• **Your instructions**
Write the data out again, character for character, with no images.
-------
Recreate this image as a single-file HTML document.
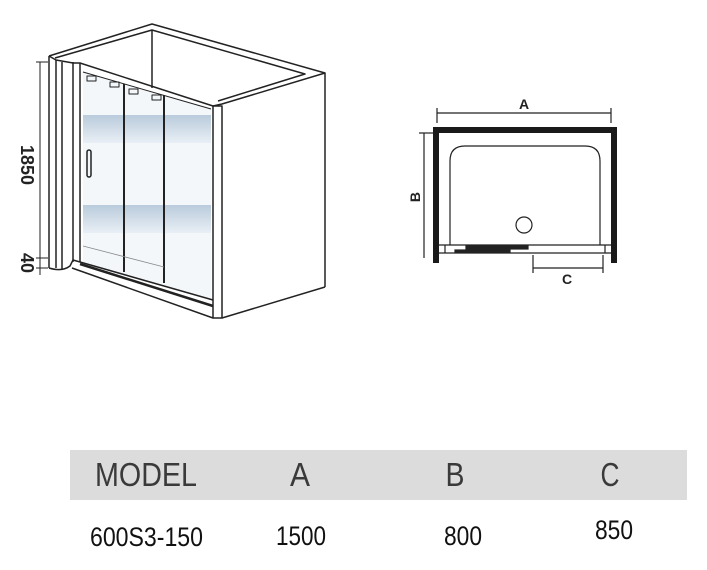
<!DOCTYPE html>
<html><head><meta charset="utf-8"><style>html,body{margin:0;padding:0;background:#fff;width:707px;height:570px;overflow:hidden}</style></head>
<body>
<svg width="707" height="570" viewBox="0 0 707 570" xmlns="http://www.w3.org/2000/svg" font-family="Liberation Sans, sans-serif">
<defs>
<linearGradient id="g" x1="0" y1="0" x2="0" y2="1">
<stop offset="0" stop-color="#b9cbdc"/><stop offset="1" stop-color="#e9eff5"/>
</linearGradient>
</defs>
<g fill="none" stroke="#222" stroke-width="1.5" stroke-linejoin="round">
<polygon points="83,72 211,108 211,300 83,262" fill="#f4f7fa" stroke="none"/>
<polygon points="83,115 211,115 211,143 83,143" fill="url(#g)" stroke="none"/>
<polygon points="83,205 211,205 211,233 83,233" fill="url(#g)" stroke="none"/>
<polyline points="49,56 152,24 325,73 325,287"/>
<polyline points="55,58 152,30 305,74 218,101"/>
<line x1="152" y1="30" x2="152" y2="88"/>
<polyline points="49,56 49,268"/>
<line x1="56" y1="60" x2="56" y2="268"/>
<line x1="62" y1="62" x2="62" y2="270"/>
<line x1="73" y1="62" x2="73" y2="262"/>
<polyline points="49,56 56,60 73,63 80,63 213,106 222,104 325,73"/>
<line x1="80" y1="63" x2="80" y2="262"/>
<rect x="213" y="106" width="9" height="212"/>
<line x1="222" y1="318" x2="325" y2="287"/>
<polyline points="73,260 213,300"/>
<polyline points="72,268 213,318"/>
<polyline points="80,264 213,306" stroke-width="2.5"/>
<path d="M49,268 Q62,272 70,266 L73,260"/>
<line x1="124" y1="84" x2="124" y2="272" stroke-width="2"/>
<line x1="164" y1="95" x2="164" y2="283" stroke-width="2"/>
<line x1="83" y1="72" x2="211" y2="109" stroke-width="1"/>
<line x1="83" y1="246" x2="164" y2="267" stroke-width="0.8" stroke="#888"/>
<rect x="87" y="76" width="9" height="5" stroke-width="1"/>
<rect x="110" y="82" width="9" height="5" stroke-width="1"/>
<rect x="129" y="89" width="9" height="5" stroke-width="1"/>
<rect x="152" y="95" width="9" height="5" stroke-width="1"/>
<rect x="87" y="150" width="4" height="27" rx="2" stroke-width="1.5"/>
<line x1="40" y1="62" x2="40" y2="275" stroke-width="1"/>
<line x1="36" y1="62" x2="48" y2="62" stroke-width="1"/>
<line x1="36" y1="258" x2="48" y2="258" stroke-width="1"/>
<line x1="36" y1="268" x2="48" y2="268" stroke-width="1"/>
</g>
<text transform="translate(21,165) rotate(90)" font-size="18" font-weight="bold" text-anchor="middle" fill="#222">1850</text>
<text transform="translate(21,263) rotate(90)" font-size="18" font-weight="bold" text-anchor="middle" fill="#222">40</text>

<g fill="none" stroke="#222" stroke-width="1.2">
<rect x="433" y="127" width="184" height="6" fill="#1a1a1a" stroke="none"/>
<rect x="433" y="127" width="6" height="136" fill="#1a1a1a" stroke="none"/>
<rect x="611" y="127" width="6" height="136" fill="#1a1a1a" stroke="none"/>
<path d="M450,245 L450,161 Q450,146 465,146 L585,146 Q600,146 600,161 L600,245"/>
<circle cx="524" cy="225" r="8"/>
<line x1="439" y1="245" x2="611" y2="245"/>
<line x1="439" y1="253" x2="611" y2="253"/>
<line x1="445" y1="245" x2="445" y2="253"/>
<line x1="605" y1="245" x2="605" y2="253"/>
<rect x="466" y="246" width="62" height="3" fill="#222"/>
<rect x="455" y="250" width="55" height="2" fill="#222"/>
<line x1="437" y1="113" x2="611" y2="113"/>
<line x1="437" y1="108" x2="437" y2="123"/>
<line x1="611" y1="108" x2="611" y2="123"/>
<line x1="424" y1="133" x2="424" y2="258"/>
<line x1="419" y1="133" x2="433" y2="133"/>
<line x1="533" y1="255" x2="533" y2="273"/>
<line x1="603" y1="255" x2="603" y2="273"/>
<line x1="533" y1="268" x2="603" y2="268"/>
</g>
<text x="524" y="109" font-size="14" font-weight="bold" text-anchor="middle" fill="#222">A</text>
<text transform="translate(420,197) rotate(-90)" font-size="14" font-weight="bold" text-anchor="middle" fill="#222">B</text>
<text x="567" y="284" font-size="14" font-weight="bold" text-anchor="middle" fill="#222">C</text>

<rect x="70" y="450" width="617" height="50" fill="#dcdcdc"/>
<g fill="#3a3a3a" font-size="33">
<text x="95" y="486" textLength="102" lengthAdjust="spacingAndGlyphs">MODEL</text>
<text x="300" y="486" text-anchor="middle" textLength="20" lengthAdjust="spacingAndGlyphs">A</text>
<text x="455" y="486" text-anchor="middle" textLength="19" lengthAdjust="spacingAndGlyphs">B</text>
<text x="610" y="486" text-anchor="middle" textLength="19" lengthAdjust="spacingAndGlyphs">C</text>
</g>
<g fill="#111" font-size="27">
<text x="90" y="546" textLength="113" lengthAdjust="spacingAndGlyphs">600S3-150</text>
<text x="276" y="545" textLength="50" lengthAdjust="spacingAndGlyphs">1500</text>
<text x="444" y="545" textLength="38" lengthAdjust="spacingAndGlyphs">800</text>
<text x="595" y="539" textLength="38" lengthAdjust="spacingAndGlyphs">850</text>
</g>
</svg>
</body></html>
-------
• **Result**
Recreate this image as a single-file HTML document.
<!DOCTYPE html>
<html><head><meta charset="utf-8"><style>html,body{margin:0;padding:0;background:#fff;width:707px;height:570px;overflow:hidden}</style></head>
<body>
<svg width="707" height="570" viewBox="0 0 707 570" xmlns="http://www.w3.org/2000/svg" font-family="Liberation Sans, sans-serif">
<defs>
<linearGradient id="g" x1="0" y1="0" x2="0" y2="1">
<stop offset="0" stop-color="#b9cbdc"/><stop offset="1" stop-color="#e9eff5"/>
</linearGradient>
</defs>
<g fill="none" stroke="#222" stroke-width="1.5" stroke-linejoin="round">
<polygon points="83,72 211,108 211,300 83,262" fill="#f4f7fa" stroke="none"/>
<polygon points="83,115 211,115 211,143 83,143" fill="url(#g)" stroke="none"/>
<polygon points="83,205 211,205 211,233 83,233" fill="url(#g)" stroke="none"/>
<polyline points="49,56 152,24 325,73 325,287"/>
<polyline points="55,58 152,30 305,74 218,101"/>
<line x1="152" y1="30" x2="152" y2="88"/>
<polyline points="49,56 49,268"/>
<line x1="56" y1="60" x2="56" y2="268"/>
<line x1="62" y1="62" x2="62" y2="270"/>
<line x1="73" y1="62" x2="73" y2="262"/>
<polyline points="49,56 56,60 73,63 80,63 213,106 222,104 325,73"/>
<line x1="80" y1="63" x2="80" y2="262"/>
<rect x="213" y="106" width="9" height="212"/>
<line x1="222" y1="318" x2="325" y2="287"/>
<polyline points="73,260 213,300"/>
<polyline points="72,268 213,318"/>
<polyline points="80,264 213,306" stroke-width="2.5"/>
<path d="M49,268 Q62,272 70,266 L73,260"/>
<line x1="124" y1="84" x2="124" y2="272" stroke-width="2"/>
<line x1="164" y1="95" x2="164" y2="283" stroke-width="2"/>
<line x1="83" y1="72" x2="211" y2="109" stroke-width="1"/>
<line x1="83" y1="246" x2="164" y2="267" stroke-width="0.8" stroke="#888"/>
<rect x="87" y="76" width="9" height="5" stroke-width="1"/>
<rect x="110" y="82" width="9" height="5" stroke-width="1"/>
<rect x="129" y="89" width="9" height="5" stroke-width="1"/>
<rect x="152" y="95" width="9" height="5" stroke-width="1"/>
<rect x="87" y="150" width="4" height="27" rx="2" stroke-width="1.5"/>
<line x1="40" y1="62" x2="40" y2="275" stroke-width="1"/>
<line x1="36" y1="62" x2="48" y2="62" stroke-width="1"/>
<line x1="36" y1="258" x2="48" y2="258" stroke-width="1"/>
<line x1="36" y1="268" x2="48" y2="268" stroke-width="1"/>
</g>
<text transform="translate(21,165) rotate(90)" font-size="18" font-weight="bold" text-anchor="middle" fill="#222">1850</text>
<text transform="translate(21,263) rotate(90)" font-size="18" font-weight="bold" text-anchor="middle" fill="#222">40</text>

<g fill="none" stroke="#222" stroke-width="1.2">
<rect x="433" y="127" width="184" height="6" fill="#1a1a1a" stroke="none"/>
<rect x="433" y="127" width="6" height="136" fill="#1a1a1a" stroke="none"/>
<rect x="611" y="127" width="6" height="136" fill="#1a1a1a" stroke="none"/>
<path d="M450,245 L450,161 Q450,146 465,146 L585,146 Q600,146 600,161 L600,245"/>
<circle cx="524" cy="225" r="8"/>
<line x1="439" y1="245" x2="611" y2="245"/>
<line x1="439" y1="253" x2="611" y2="253"/>
<line x1="445" y1="245" x2="445" y2="253"/>
<line x1="605" y1="245" x2="605" y2="253"/>
<rect x="466" y="246" width="62" height="3" fill="#222"/>
<rect x="455" y="250" width="55" height="2" fill="#222"/>
<line x1="437" y1="113" x2="611" y2="113"/>
<line x1="437" y1="108" x2="437" y2="123"/>
<line x1="611" y1="108" x2="611" y2="123"/>
<line x1="424" y1="133" x2="424" y2="258"/>
<line x1="419" y1="133" x2="433" y2="133"/>
<line x1="533" y1="255" x2="533" y2="273"/>
<line x1="603" y1="255" x2="603" y2="273"/>
<line x1="533" y1="268" x2="603" y2="268"/>
</g>
<text x="524" y="109" font-size="14" font-weight="bold" text-anchor="middle" fill="#222">A</text>
<text transform="translate(420,197) rotate(-90)" font-size="14" font-weight="bold" text-anchor="middle" fill="#222">B</text>
<text x="567" y="284" font-size="14" font-weight="bold" text-anchor="middle" fill="#222">C</text>

<rect x="70" y="450" width="617" height="50" fill="#dcdcdc"/>
<g fill="#3a3a3a" font-size="33">
<text x="95" y="486" textLength="102" lengthAdjust="spacingAndGlyphs">MODEL</text>
<text x="300" y="486" text-anchor="middle" textLength="20" lengthAdjust="spacingAndGlyphs">A</text>
<text x="455" y="486" text-anchor="middle" textLength="19" lengthAdjust="spacingAndGlyphs">B</text>
<text x="610" y="486" text-anchor="middle" textLength="19" lengthAdjust="spacingAndGlyphs">C</text>
</g>
<g fill="#111" font-size="27">
<text x="90" y="546" textLength="113" lengthAdjust="spacingAndGlyphs">600S3-150</text>
<text x="276" y="545" textLength="50" lengthAdjust="spacingAndGlyphs">1500</text>
<text x="444" y="545" textLength="38" lengthAdjust="spacingAndGlyphs">800</text>
<text x="595" y="539" textLength="38" lengthAdjust="spacingAndGlyphs">850</text>
</g>
</svg>
</body></html>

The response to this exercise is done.